The use of Cambricon cards requires prior installation and configuration of the following components:

args:
- --mode=dynamic-smlu # device plugin mode: default, dynamic-smlu, env-share, mim, topology-aware
- --virtualization-num=1 # virtualization number for each MLU, used only in env-share mode, set to 110 to support multi cards per container in env-share mode
- --mlulink-policy=best-effort # MLULink topology policy: best-effort, guaranteed or restricted, used only in topology-aware mode
- --cnmon-path=/usr/bin/cnmon # host machine cnmon path, must be absolute path. comment out this line to avoid mounting cnmon
- --log-level=info # log level: trace/debug/info/warn/error/fatal/panic" default:"info"
- --min-dsmlu-unit=256 # minimum unit for dsmu, used only in dynamic-smlu mode" default:"0" env:"MIN-DSMLU-UNIT"
  • Koordinator-related components (koordinator >= v1.7.0)
    • You need to set DevicePluginAdaption=true into the chart’s scheduler.featureGates value to enable the feature gate required for this functionality.

Steps to Use

  1. Confirm that the Cambricon card has been successfully recognized by the Device. An example is shown below. You can view the Device resource using: kubectl get device <node-name> -o yaml.
  • Note
    • The label node.koordinator.sh/gpu-vendor should have the value cambricon
apiVersion: scheduling.koordinator.sh/v1alpha1
kind: Device
metadata:
labels:
node.koordinator.sh/gpu-model: MLU-370 # The model of the Cambricon card.
node.koordinator.sh/gpu-vendor: cambricon # The vendor of the card.
name: node-1
spec:
devices:
- health: true
id: 89033010-2354-0000-0000-000000000000 # The UUID of the Cambricon card (mocked value).
minor: 0 # The minor number of the Cambricon card.
resources:
koordinator.sh/gpu-core: "100" # The total compute capacity of the Cambricon card in percentage.
koordinator.sh/gpu-memory: 24Gi # The total GPU memory of the Cambricon card.
koordinator.sh/gpu-memory-ratio: "100" # The total GPU memory ratio in percentage.
topology:
busID: 0000:47:00.0 # The PCI bus ID.
nodeID: 3 # The NUMA node ID.
pcieID: pci0000:3a # The PCI root ID.
socketID: -1
type: gpu
conditions:
- lastTransitionTime: "2025-04-25T10:00:00Z"
message: device is healthy
reason: DeviceHealthy
status: "True"
type: Healthy
status: {}
  1. Verify that the Cambricon card resource information has been correctly registered on the Cambricon node.

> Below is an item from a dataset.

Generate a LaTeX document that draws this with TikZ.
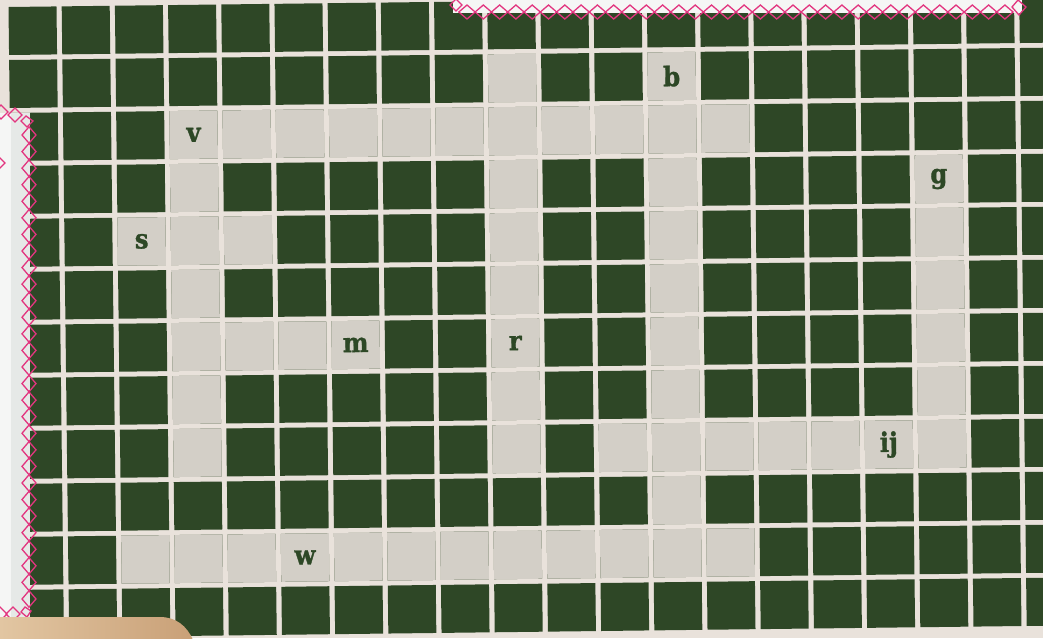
\documentclass[tikz,border=0pt]{standalone}
\usepackage{fontspec}
\newfontfamily\cellfont{DejaVu Serif Condensed Bold}[FakeBold=1.2]
\definecolor{paper}{HTML}{E9E2DB}
\definecolor{boxgreen}{HTML}{2E4726}
\definecolor{openbox}{HTML}{D3CFC7}
\definecolor{inkgreen}{HTML}{2D4826}
\definecolor{zigpink}{HTML}{E2357F}
\definecolor{tapewhite}{HTML}{F5F6F5}
\definecolor{tapeband}{HTML}{E6E9E7}
\definecolor{woodlight}{HTML}{E2C6A2}
\definecolor{wooddark}{HTML}{C9A077}
\begin{document}
\begin{tikzpicture}[
x=1pt,y=1pt,
box/.style={draw=none,minimum size=48pt,inner sep=0pt,transform shape},
darkbox/.style={box,fill=boxgreen},
lightbox/.style={box,fill=openbox},
letter/.style={transform shape,inner sep=0pt,text=inkgreen,font=\cellfont\fontsize{27}{27}\selectfont},
zig/.style={draw=zigpink,line width=1.3pt,line join=miter}
]
\useasboundingbox (0,0) rectangle (1043,-638);
\clip (0,0) rectangle (1043,-638);
\fill[paper] (0,0) rectangle (1043,-638);
\begin{scope}[shift={(8.5,-7)},rotate=0.68]
\foreach \r in {0,...,11}
    \foreach \c in {0,...,19}
        \node[darkbox] (b-\c-\r) at ({\c*53.2+24},{-\r*53-24}) {};
\foreach \c/\r in {9/1,12/1,
    3/2,4/2,5/2,6/2,7/2,8/2,9/2,10/2,11/2,12/2,13/2,
    3/3,9/3,12/3,17/3,
    2/4,3/4,4/4,9/4,12/4,17/4,
    3/5,9/5,12/5,17/5,
    3/6,4/6,5/6,6/6,9/6,12/6,17/6,
    3/7,9/7,12/7,17/7,
    3/8,9/8,11/8,12/8,13/8,14/8,15/8,16/8,17/8,
    12/9,
    2/10,3/10,4/10,5/10,6/10,7/10,8/10,9/10,10/10,11/10,12/10,13/10}
        \node[lightbox] (b-\c-\r) at ({\c*53.2+24},{-\r*53-24}) {};
\node[letter] (lb) at (b-12-1) {b};
\node[letter] (lv) at (b-3-2) {v};
\node[letter] (lg) at (b-17-3) {g};
\node[letter] (ls) at (b-2-4) {s};
\node[letter] (lm) at (b-6-6) {m};
\node[letter] (lr) at (b-9-6) {r};
\node[letter] (lij) at (b-16-8) {ij};
\node[letter] (lw) at (b-5-10) {w};
\end{scope}
\fill[tapewhite] (453,0) rectangle (1022,-13);
\foreach \i in {0,...,33}
    \draw[zig] ({467+16.3*\i},-12) +(-8.15,0) -- +(0,7) -- +(8.15,0) -- +(0,-7) -- cycle;
\draw[zig] (456,-5) +(-6,0) -- +(0,6) -- +(6,0) -- +(0,-6) -- cycle;
\draw[zig] (1019,-8) +(-7,1) -- +(-1,8) -- +(7,1) -- +(0,-7) -- cycle;
\fill[tapewhite] (0,-113) rectangle (30,-618);
\fill[tapeband] (11,-113) rectangle (30,-618);
\foreach \i in {0,...,28}
    \draw[zig] (29,{-135-16.57*\i}) +(0,8.2) -- +(7,0) -- +(0,-8.2) -- +(-7,0) -- cycle;
\draw[zig] (1,-112) +(-7,0) -- +(0,7) -- +(7,0) -- +(0,-7) -- cycle;
\draw[zig] (15,-115) +(-7,0) -- +(0,7) -- +(7,0) -- +(0,-7) -- cycle;
\draw[zig] (27,-122) +(-6,1) -- +(-1,6) -- +(6,1) -- +(0,-5) -- cycle;
\draw[zig] (-2,-163) +(-7,0) -- +(0,7) -- +(7,0) -- +(0,-7) -- cycle;
\draw[zig] (0,-614) +(-7,0) -- +(0,7) -- +(7,0) -- +(0,-7) -- cycle;
\draw[zig] (13,-614) +(-7,0) -- +(0,7) -- +(7,0) -- +(0,-7) -- cycle;
\draw[zig] (26,-612) +(-5,0) -- +(-1,5) -- +(5,1) -- +(1,-5) -- cycle;
\shade[left color=woodlight,right color=wooddark] (0,-617) -- (160,-617)
    .. controls (176,-617) and (187,-626) .. (193,-640) -- (0,-640) -- cycle;
\end{tikzpicture}
\end{document}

You can run kubectl get node <node-name> -o yaml to check the node.status.allocatable and node.status.capacity resources.
apiVersion: v1
kind: Node
metadata:
name: node-1
...
status:
allocatable:
...
koordinator.sh/gpu-core: "100" # Report by koordinator
koordinator.sh/gpu-memory: 24Gi # Report by koordinator
koordinator.sh/gpu-memory-ratio: "100" # Report by koordinator
cambricon.com/mlu.smlu.vcore: "100" # Report by cambricon device plugin
cambricon.com/mlu.smlu.vmemory: "96" # Report by cambricon device plugin
capacity:
...
koordinator.sh/gpu-core: "100" # Report by koordinator
koordinator.sh/gpu-memory: 24Gi # Report by koordinator
koordinator.sh/gpu-memory-ratio: "100" # Report by koordinator
cambricon.com/mlu.smlu.vcore: "100" # Report by cambricon device plugin
cambricon.com/mlu.smlu.vmemory: "96" # Report by cambricon device plugin
  1. Create a Pod to request the use of Cambricon cards. The example below shows a virtual card scenario. Cambricon does not support multi-card virtualization.
  • Notes
    • The image here uses a basic Ubuntu image; users can select an appropriate image based on actual needs.
    • Both resources.limits and resources.requests must be configured with additional resources.
      • Virtual card scenario: Taking MLU-370 in virtualization mode as an example:
        • koordinator.sh/gpu.shared
          • Apply for virtual card → fill in 1.
        • koordinator.sh/gpu-core
          • Fill in the exact computing power required, represented as a percentage.
        • cambricon.com/mlu.smlu.vcore
          • Fill in the exact computing power required, represented as a percentage.
        • cambricon.com/mlu.smlu.vmemory
          • Fill in the number of memory slices required. For example, for 1GB:
            If each slice = 256Mi (configured in Cambricon Device Plugin via min-dsmlu-unit), formula: slice_count = 1GB / 256Mi.
apiVersion: v1
kind: Pod
metadata:
labels:
app: demo-sleep
name: test-cambricon-partial
namespace: default
spec:
containers:
- command:
- sleep
- infinity
image: ubuntu:18.04
imagePullPolicy: IfNotPresent
name: demo-sleep
resources:
limits:
cpu: "32"
memory: 64Gi
koordinator.sh/gpu.shared: "1"
koordinator.sh/gpu-memory: "1Gi"
koordinator.sh/gpu-core: "10"
cambricon.com/mlu.smlu.vcore: "10" # percentage
cambricon.com/mlu.smlu.vmemory: "4" # slice counts, actual allocated memory: 4*256Mi=1Gi
requests:
cpu: "32"
memory: 64Gi
koordinator.sh/gpu.shared: "1"
koordinator.sh/gpu-memory: "1Gi"
koordinator.sh/gpu-core: "10"
cambricon.com/mlu.smlu.vcore: "10"
cambricon.com/mlu.smlu.vmemory: "4"
  1. Enter the container (kubectl exec -it {pod-name} -- bash), and run: ls /dev/cambricon* inside the container to check the devices. If it outputs normally, it indicates that the card has been successfully allocated to the Pod.